Saturday 27 June 2015

Rochester - Selected Poems - Oxford


Rating: 5/5

Review:
A very good selection

This is a very good little edition, containing most of Rochester's best poems. I have a now out-of-print Penguin Complete Rochester edition, but wanted a more portably-sized volume and was also interested in what a new editor had to say. I was very pleased on all counts.

Rochester's popular reputation is generally based more on his behaviour than on his poetry. It is true that he was a spectacular rake and that his debauchery leading to an early death was the stuff of legend. This is often reflected in his work, but there is far more to Rochester than that. This is a very good selection of all shades of his poetry, from the frankly filthy (but often amusing) to the introspective and rather deep. For example, this from Upon Nothing (although I admit it lacks mathematical rigour) is a prescient summation of our current view of the origin of the universe:
"Ere time and place were, time and place were not,
When primitive Nothing Something straight begot,
Then all proceeded from the great united - What?"

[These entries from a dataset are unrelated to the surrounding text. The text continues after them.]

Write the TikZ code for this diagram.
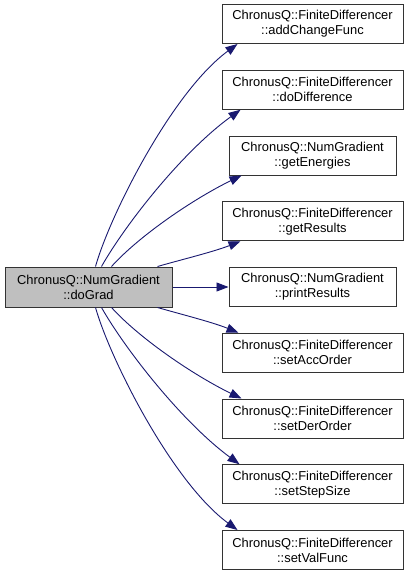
\documentclass[tikz,border=0pt]{standalone}
\usepackage{fontspec}
\setmainfont{Liberation Sans}
\usetikzlibrary{arrows.meta}
\definecolor{edgeblue}{HTML}{191970}
\begin{document}
\begin{tikzpicture}[x=1pt,y=-1pt,
  fbox/.style={draw=black!80, line width=1pt, minimum width=181pt, minimum height=39pt, inner sep=0pt, align=center, font=\fontsize{12.9}{15}\selectfont},
  nbox/.style={fbox, minimum width=167pt},
  mainbox/.style={fbox, fill=black!25, minimum width=167pt, minimum height=40pt},
  call/.style={draw=edgeblue, line width=0.9pt, -{Triangle[length=12pt,width=9pt]}}]
\useasboundingbox (0,0) rectangle (411,575);
\node[mainbox] (m) at (88.5,287) {ChronusQ::NumGradient\\::doGrad};
\node[fbox] (t1) at (312.5,24) {ChronusQ::FiniteDifferencer\\::addChangeFunc};
\node[fbox] (t2) at (312.5,89.75) {ChronusQ::FiniteDifferencer\\::doDifference};
\node[nbox] (t3) at (312.5,155.5) {ChronusQ::NumGradient\\::getEnergies};
\node[fbox] (t4) at (312.5,221.25) {ChronusQ::FiniteDifferencer\\::getResults};
\node[nbox] (t5) at (312.5,287) {ChronusQ::NumGradient\\::printResults};
\node[fbox] (t6) at (312.5,352.75) {ChronusQ::FiniteDifferencer\\::setAccOrder};
\node[fbox] (t7) at (312.5,418.5) {ChronusQ::FiniteDifferencer\\::setDerOrder};
\node[fbox] (t8) at (312.5,484.25) {ChronusQ::FiniteDifferencer\\::setStepSize};
\node[fbox] (t9) at (312.5,550) {ChronusQ::FiniteDifferencer\\::setValFunc};
\draw[call] ([xshift=91pt]m.north west) .. controls (110,215) and (172,92) .. ([xshift=16pt]t1.south west);
\draw[call] ([xshift=97pt]m.north west) .. controls (125,225) and (182,152) .. ([xshift=19pt]t2.south west);
\draw[call] ([xshift=107pt]m.north west) .. controls (140,235) and (195,198) .. ([xshift=13pt]t3.south west);
\draw[call] ([xshift=153pt]m.north west) .. controls (180,260) and (213,252) .. ([xshift=19pt]t4.south west);
\draw[call] (m.east) -- (t5.west);
\draw[call] ([xshift=153pt]m.south west) .. controls (180,314) and (212,322) .. ([xshift=17pt]t6.north west);
\draw[call] ([xshift=107pt]m.south west) .. controls (140,339) and (195,376) .. ([xshift=20pt]t7.north west);
\draw[call] ([xshift=97pt]m.south west) .. controls (125,349) and (182,422) .. ([xshift=18pt]t8.north west);
\draw[call] ([xshift=91pt]m.south west) .. controls (110,359) and (172,482) .. ([xshift=16pt]t9.north west);
\end{tikzpicture}
\end{document}
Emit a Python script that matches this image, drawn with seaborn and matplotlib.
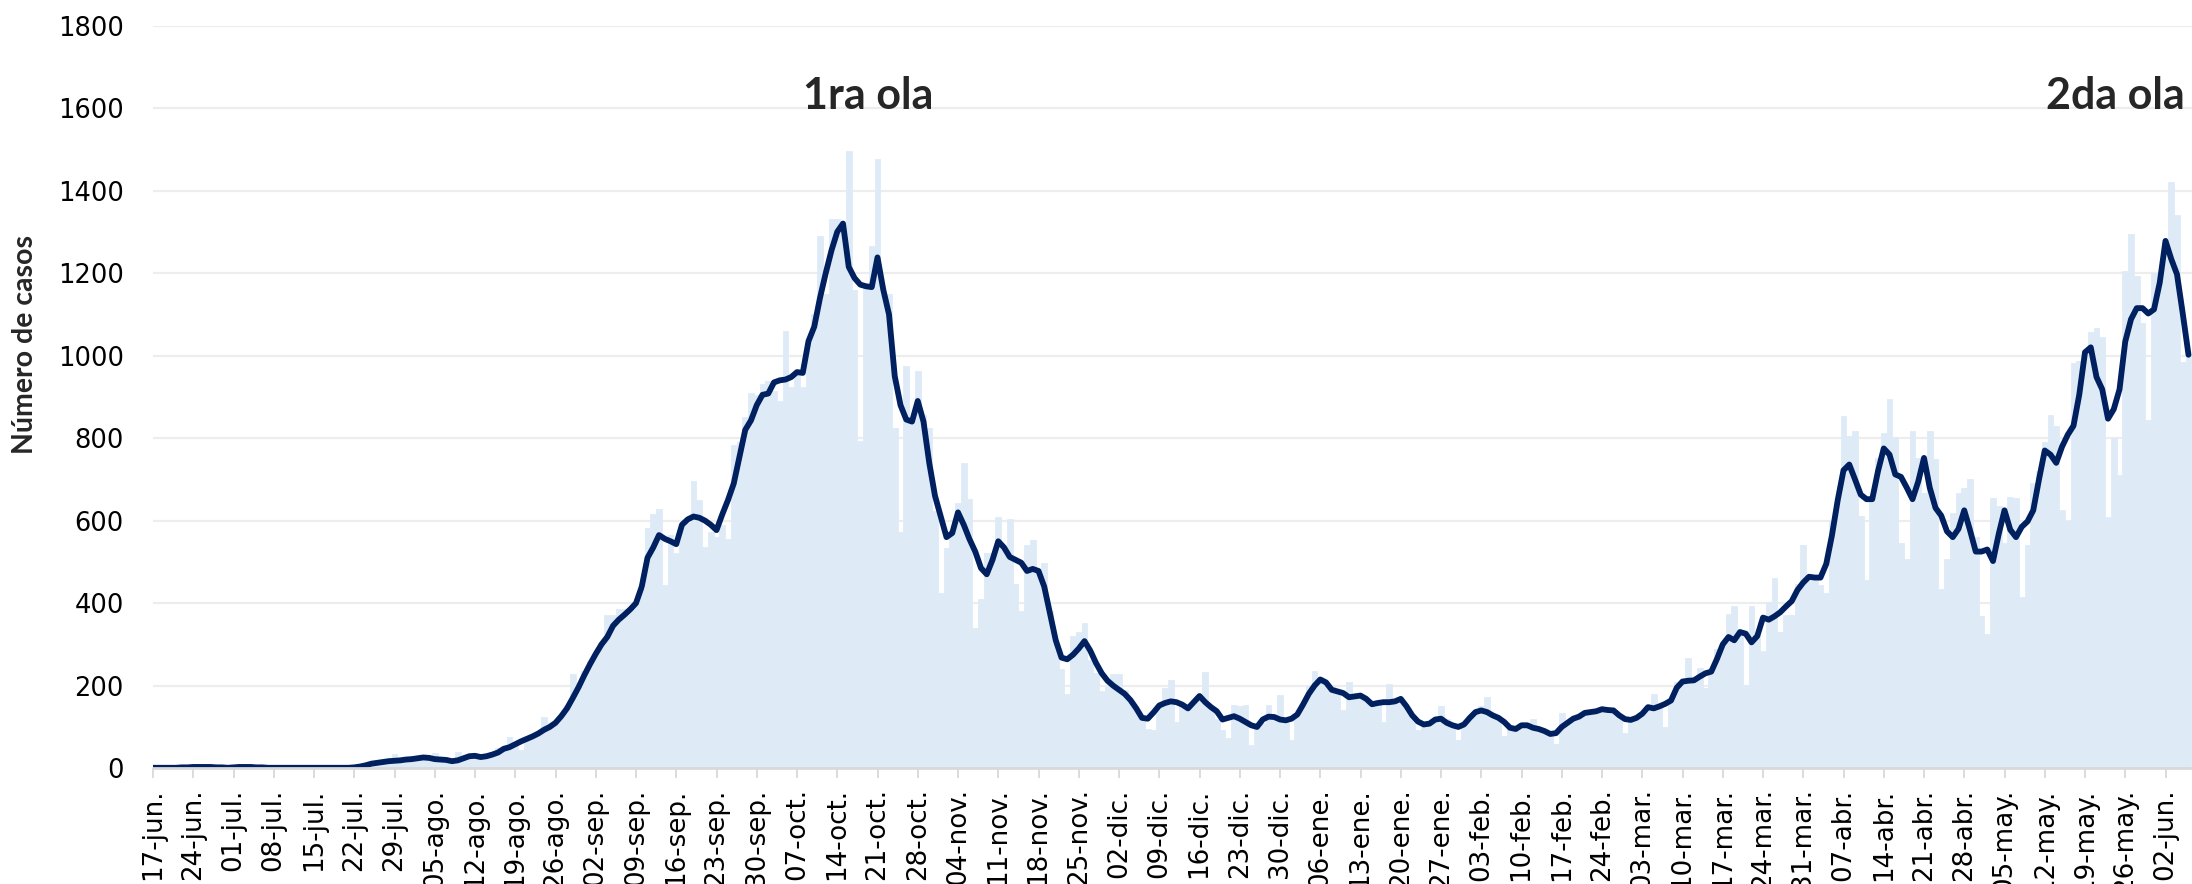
import numpy as np
import pandas as pd
import matplotlib
matplotlib.use("Agg")
import matplotlib.pyplot as plt
import seaborn as sns

# ---------------- data ----------------
tick_labels = ["17-jun.", "24-jun.", "01-jul.", "08-jul.", "15-jul.", "22-jul.", "29-jul.",
               "05-ago.", "12-ago.", "19-ago.", "26-ago.", "02-sep.", "09-sep.", "16-sep.",
               "23-sep.", "30-sep.", "07-oct.", "14-oct.", "21-oct.", "28-oct.", "04-nov.",
               "11-nov.", "18-nov.", "25-nov.", "02-dic.", "09-dic.", "16-dic.", "23-dic.",
               "30-dic.", "06-ene.", "13-ene.", "20-ene.", "27-ene.", "03-feb.", "10-feb.",
               "17-feb.", "24-feb.", "03-mar.", "10-mar.", "17-mar.", "24-mar.", "31-mar.",
               "07-abr.", "14-abr.", "21-abr.", "28-abr.", "05-may.", "12-may.", "19-may.",
               "26-may.", "02-jun."]

daily_cases = [
    0, 1, 1, 1, 2, 1, 2,
    3, 4, 3, 4, 3, 2, 2,
    1, 3, 4, 3, 2, 2, 1,
    1, 1, 1, 1, 1, 1, 1,
    1, 1, 1, 1, 1, 0, 1,
    2, 5, 9, 12, 14, 16, 19,
    35, 20, 22, 24, 28, 26, 24,
    37, 18, 20, 12, 40, 26, 31,
    33, 24, 30, 36, 50, 48, 75,
    60, 45, 72, 80, 88, 125, 110,
    112, 128, 150, 229, 190, 235, 260,
    280, 305, 372, 372, 386, 386, 380,
    400, 434, 583, 617, 628, 443, 564,
    521, 590, 595, 696, 649, 536, 572,
    560, 590, 555, 783, 790, 850, 910,
    905, 930, 938, 913, 890, 1060, 925,
    960, 925, 1030, 1100, 1289, 1150, 1330,
    1330, 1320, 1497, 1160, 793, 1170, 1265,
    1477, 1150, 1150, 825, 573, 974, 840,
    963, 855, 825, 623, 425, 534, 575,
    643, 740, 652, 340, 409, 522, 522,
    610, 530, 605, 447, 380, 540, 552,
    480, 497, 380, 300, 240, 181, 320,
    331, 352, 263, 230, 188, 200, 229,
    229, 190, 160, 140, 120, 95, 93,
    150, 195, 213, 113, 150, 150, 160,
    175, 233, 150, 120, 93, 72, 154,
    150, 154, 56, 100, 110, 154, 120,
    177, 110, 68, 130, 150, 200, 236,
    222, 210, 200, 180, 140, 209, 180,
    180, 170, 150, 160, 113, 205, 160,
    165, 150, 130, 93, 100, 110, 120,
    151, 120, 100, 68, 110, 125, 140,
    150, 172, 130, 125, 79, 100, 95,
    100, 105, 120, 95, 90, 80, 59,
    134, 110, 125, 125, 135, 136, 140,
    145, 140, 142, 128, 86, 115, 125,
    130, 150, 181, 145, 100, 164, 209,
    210, 266, 213, 243, 195, 235, 290,
    300, 374, 392, 330, 202, 394, 320,
    284, 404, 461, 329, 372, 372, 447,
    542, 468, 468, 444, 424, 600, 650,
    853, 804, 818, 612, 457, 655, 752,
    813, 894, 802, 546, 506, 817, 752,
    667, 817, 750, 434, 506, 619, 667,
    680, 701, 560, 370, 325, 655, 636,
    545, 658, 655, 415, 540, 690, 720,
    790, 857, 830, 625, 600, 983, 987,
    1010, 1056, 1068, 1046, 609, 800, 711,
    1205, 1294, 1193, 1080, 843, 1201, 1180,
    1280, 1421, 1340, 984, 1000,
]

moving_avg = [
    1, 1, 1, 1, 1, 2, 2,
    3, 3, 3, 3, 2, 2, 1,
    2, 3, 3, 3, 2, 2, 1,
    1, 1, 1, 1, 1, 1, 1,
    1, 1, 1, 1, 1, 1, 1,
    2, 4, 7, 11, 13, 15, 17,
    18, 19, 21, 22, 24, 26, 25,
    22, 21, 20, 17, 19, 24, 29,
    30, 27, 29, 33, 38, 47, 51,
    58, 65, 71, 77, 84, 93, 100,
    110, 126, 145, 170, 196, 225, 252,
    277, 300, 318, 345, 360, 372, 385,
    400, 440, 510, 535, 565, 556, 550,
    543, 590, 603, 610, 607, 600, 590,
    577, 615, 650, 690, 755, 820, 843,
    880, 905, 908, 935, 940, 942, 948,
    960, 958, 1035, 1070, 1140, 1200, 1255,
    1300, 1320, 1215, 1188, 1172, 1168, 1166,
    1238, 1160, 1100, 950, 880, 845, 840,
    890, 840, 740, 660, 610, 560, 570,
    620, 590, 555, 525, 485, 470, 505,
    550, 535, 512, 505, 498, 478, 483,
    478, 440, 375, 310, 268, 264, 275,
    290, 308, 285, 255, 230, 212, 200,
    190, 180, 165, 145, 122, 120, 135,
    152, 158, 162, 160, 154, 145, 160,
    175, 160, 148, 138, 118, 122, 126,
    120, 112, 104, 100, 118, 125, 124,
    118, 116, 120, 130, 154, 180, 200,
    215, 208, 190, 186, 182, 172, 174,
    176, 168, 155, 158, 160, 160, 162,
    168, 150, 128, 113, 106, 108, 118,
    120, 110, 104, 100, 106, 122, 136,
    140, 136, 128, 122, 112, 98, 95,
    104, 104, 98, 95, 90, 83, 85,
    100, 110, 120, 125, 134, 136, 138,
    143, 141, 140, 128, 119, 117, 122,
    132, 148, 145, 150, 156, 164, 195,
    210, 212, 213, 222, 230, 234, 265,
    300, 318, 310, 330, 326, 305, 320,
    365, 360, 368, 378, 392, 405, 432,
    450, 464, 462, 462, 495, 565, 650,
    722, 736, 700, 663, 652, 652, 720,
    775, 760, 712, 706, 680, 652, 695,
    752, 680, 631, 612, 574, 560, 580,
    625, 577, 525, 525, 530, 502, 568,
    625, 578, 560, 585, 598, 625, 700,
    770, 760, 740, 779, 808, 830, 905,
    1008, 1020, 948, 918, 847, 870, 918,
    1034, 1088, 1115, 1115, 1102, 1112, 1177,
    1278, 1234, 1197, 1102, 1002,
]

wave_labels = ["1ra ola", "2da ola"]
y_ticks = [0, 200, 400, 600, 800, 1000, 1200, 1400, 1600, 1800]

# ---------------- figure ----------------
W, H = 2192, 884
DPI = 100
PX_PER_DAY = 5.75
X_MAX = 360

sns.set_theme(style="white")
plt.rcParams["font.family"] = ["DejaVu Sans"]

fig = plt.figure(figsize=(W / DPI, H / DPI), dpi=DPI)
left = 153 / W
bottom = 1 - 768.2 / H
top = 1 - 25.5 / H
ax = fig.add_axes([left, bottom, X_MAX * PX_PER_DAY / W, top - bottom])

n = len(daily_cases)
df = pd.DataFrame({"dia": np.arange(n), "casos": daily_cases, "media": moving_avg[:n]})

bar_color = "#DEEBF7"
line_color = "#002060"

sns.barplot(data=df, x="dia", y="casos", color=bar_color, width=1.0,
            saturation=1, ax=ax, linewidth=0.6, edgecolor=bar_color, zorder=2)
sns.lineplot(data=df, x="dia", y="media", color=line_color, linewidth=4.2,
             ax=ax, zorder=4, solid_joinstyle="round", solid_capstyle="round")

ax.set_xlim(0, X_MAX)
ax.set_ylim(0, 1800)
ax.set_yticks(y_ticks)
ax.set_yticklabels([str(v) for v in y_ticks], fontsize=18.5, color="#000000")
tick_pos = np.arange(0, 7 * len(tick_labels), 7)
ax.set_xticks(tick_pos)
ax.set_xticklabels(tick_labels, rotation=90, fontsize=18.8, color="#000000",
                   va="top", ha="center")

ax.grid(axis="y", color="#EDEDED", linewidth=1.6, zorder=0)
ax.grid(axis="x", visible=False)
ax.set_axisbelow(True)
for s in ax.spines.values():
    s.set_visible(False)
ax.axhline(0, color="#D9D9D9", linewidth=2.0, zorder=5, clip_on=False)

ax.tick_params(axis="y", length=0, pad=21)
ax.tick_params(axis="x", length=7.5, width=1.3, color="#D9D9D9", pad=7,
               direction="out", bottom=True)
ax.set_xlabel("")
ax.set_ylabel("")

fig.text(25 / W, 1 - 345 / H, "Número de casos", rotation=90, ha="center",
         va="center", fontsize=20.5, fontweight="bold", family=["Lato", "DejaVu Sans"])

ax.text(124.3, 1629, wave_labels[0], ha="center", va="center", fontsize=31,
        fontweight="bold", family=["Lato", "DejaVu Sans"], zorder=6)
ax.text(329.2, 1629, wave_labels[1], ha="left", va="center", fontsize=31,
        fontweight="bold", family=["Lato", "DejaVu Sans"], zorder=6, clip_on=False)

fig.savefig("out.png", dpi=DPI)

Do be warned (if you don't know already) that many of these poems are not for the faint of heart or prudish. They often deal frankly with all sorts of sexual practices, and use some very blunt language including the c-word (used to brilliant comic effect in The Imperfect Enjoyment, for example), but this is fine, and sometimes genuinely tender and thoughtful poetry.

There is a scholarly and readable introduction by Paul Davis which I very much appreciated, a helpful chronology of Rochester's life and full notes on the texts. I think this is an excellent book for anyone looking for somewhere to start with Rochester or for anyone who wants a well-edited selection, however familiar you may be with him. Very warmly recommended.